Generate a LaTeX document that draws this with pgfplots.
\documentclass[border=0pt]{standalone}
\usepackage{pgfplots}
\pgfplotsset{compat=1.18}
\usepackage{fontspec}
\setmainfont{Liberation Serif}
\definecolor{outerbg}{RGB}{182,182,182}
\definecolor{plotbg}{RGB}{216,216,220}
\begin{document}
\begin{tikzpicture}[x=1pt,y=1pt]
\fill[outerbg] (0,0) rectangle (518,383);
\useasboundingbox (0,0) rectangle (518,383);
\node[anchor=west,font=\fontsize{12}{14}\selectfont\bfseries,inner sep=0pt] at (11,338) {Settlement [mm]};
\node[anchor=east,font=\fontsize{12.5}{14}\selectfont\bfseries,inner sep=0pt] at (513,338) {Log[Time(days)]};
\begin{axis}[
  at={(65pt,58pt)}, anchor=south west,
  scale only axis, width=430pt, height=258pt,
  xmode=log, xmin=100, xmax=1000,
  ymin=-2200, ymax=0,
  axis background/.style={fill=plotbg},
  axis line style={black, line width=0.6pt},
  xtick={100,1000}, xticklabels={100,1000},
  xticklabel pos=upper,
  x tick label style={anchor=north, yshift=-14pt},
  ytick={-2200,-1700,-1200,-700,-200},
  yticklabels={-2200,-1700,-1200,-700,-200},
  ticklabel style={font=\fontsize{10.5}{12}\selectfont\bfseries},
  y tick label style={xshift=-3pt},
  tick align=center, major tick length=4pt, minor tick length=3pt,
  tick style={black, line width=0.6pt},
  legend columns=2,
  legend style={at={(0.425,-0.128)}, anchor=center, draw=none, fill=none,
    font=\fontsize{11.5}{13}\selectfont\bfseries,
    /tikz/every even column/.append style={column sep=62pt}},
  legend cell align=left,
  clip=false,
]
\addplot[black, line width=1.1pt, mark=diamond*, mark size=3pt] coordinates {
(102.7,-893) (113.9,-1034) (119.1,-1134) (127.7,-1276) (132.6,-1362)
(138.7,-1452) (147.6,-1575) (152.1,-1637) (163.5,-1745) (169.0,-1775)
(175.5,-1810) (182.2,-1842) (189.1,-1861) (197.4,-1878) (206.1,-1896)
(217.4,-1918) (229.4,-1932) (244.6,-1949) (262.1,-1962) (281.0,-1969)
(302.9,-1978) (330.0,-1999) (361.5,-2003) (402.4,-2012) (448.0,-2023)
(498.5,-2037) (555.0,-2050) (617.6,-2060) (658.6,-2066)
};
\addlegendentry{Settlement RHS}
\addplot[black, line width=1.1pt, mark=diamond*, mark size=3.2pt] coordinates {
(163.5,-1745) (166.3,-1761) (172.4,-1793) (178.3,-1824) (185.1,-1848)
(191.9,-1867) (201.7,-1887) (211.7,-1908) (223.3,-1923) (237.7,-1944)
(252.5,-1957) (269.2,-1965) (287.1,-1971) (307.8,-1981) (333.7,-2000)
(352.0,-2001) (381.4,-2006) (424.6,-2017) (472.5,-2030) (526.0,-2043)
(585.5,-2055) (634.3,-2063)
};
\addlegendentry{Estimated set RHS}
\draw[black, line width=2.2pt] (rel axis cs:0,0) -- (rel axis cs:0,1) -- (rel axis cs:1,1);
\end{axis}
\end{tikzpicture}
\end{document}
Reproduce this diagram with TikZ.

- - - - - - -

*Work instructions*
Each entry must be reproduced verbatim.

*Exercise solution*
Generate a LaTeX document that draws this with pgfplots.
\documentclass[border=0pt]{standalone}
\usepackage{pgfplots}
\pgfplotsset{compat=1.18}
\usepackage{fontspec}
\setmainfont{Liberation Serif}
\definecolor{outerbg}{RGB}{182,182,182}
\definecolor{plotbg}{RGB}{216,216,220}
\begin{document}
\begin{tikzpicture}[x=1pt,y=1pt]
\fill[outerbg] (0,0) rectangle (518,383);
\useasboundingbox (0,0) rectangle (518,383);
\node[anchor=west,font=\fontsize{12}{14}\selectfont\bfseries,inner sep=0pt] at (11,338) {Settlement [mm]};
\node[anchor=east,font=\fontsize{12.5}{14}\selectfont\bfseries,inner sep=0pt] at (513,338) {Log[Time(days)]};
\begin{axis}[
  at={(65pt,58pt)}, anchor=south west,
  scale only axis, width=430pt, height=258pt,
  xmode=log, xmin=100, xmax=1000,
  ymin=-2200, ymax=0,
  axis background/.style={fill=plotbg},
  axis line style={black, line width=0.6pt},
  xtick={100,1000}, xticklabels={100,1000},
  xticklabel pos=upper,
  x tick label style={anchor=north, yshift=-14pt},
  ytick={-2200,-1700,-1200,-700,-200},
  yticklabels={-2200,-1700,-1200,-700,-200},
  ticklabel style={font=\fontsize{10.5}{12}\selectfont\bfseries},
  y tick label style={xshift=-3pt},
  tick align=center, major tick length=4pt, minor tick length=3pt,
  tick style={black, line width=0.6pt},
  legend columns=2,
  legend style={at={(0.425,-0.128)}, anchor=center, draw=none, fill=none,
    font=\fontsize{11.5}{13}\selectfont\bfseries,
    /tikz/every even column/.append style={column sep=62pt}},
  legend cell align=left,
  clip=false,
]
\addplot[black, line width=1.1pt, mark=diamond*, mark size=3pt] coordinates {
(102.7,-893) (113.9,-1034) (119.1,-1134) (127.7,-1276) (132.6,-1362)
(138.7,-1452) (147.6,-1575) (152.1,-1637) (163.5,-1745) (169.0,-1775)
(175.5,-1810) (182.2,-1842) (189.1,-1861) (197.4,-1878) (206.1,-1896)
(217.4,-1918) (229.4,-1932) (244.6,-1949) (262.1,-1962) (281.0,-1969)
(302.9,-1978) (330.0,-1999) (361.5,-2003) (402.4,-2012) (448.0,-2023)
(498.5,-2037) (555.0,-2050) (617.6,-2060) (658.6,-2066)
};
\addlegendentry{Settlement RHS}
\addplot[black, line width=1.1pt, mark=diamond*, mark size=3.2pt] coordinates {
(163.5,-1745) (166.3,-1761) (172.4,-1793) (178.3,-1824) (185.1,-1848)
(191.9,-1867) (201.7,-1887) (211.7,-1908) (223.3,-1923) (237.7,-1944)
(252.5,-1957) (269.2,-1965) (287.1,-1971) (307.8,-1981) (333.7,-2000)
(352.0,-2001) (381.4,-2006) (424.6,-2017) (472.5,-2030) (526.0,-2043)
(585.5,-2055) (634.3,-2063)
};
\addlegendentry{Estimated set RHS}
\draw[black, line width=2.2pt] (rel axis cs:0,0) -- (rel axis cs:0,1) -- (rel axis cs:1,1);
\end{axis}
\end{tikzpicture}
\end{document}
Reproduce this diagram with TikZ.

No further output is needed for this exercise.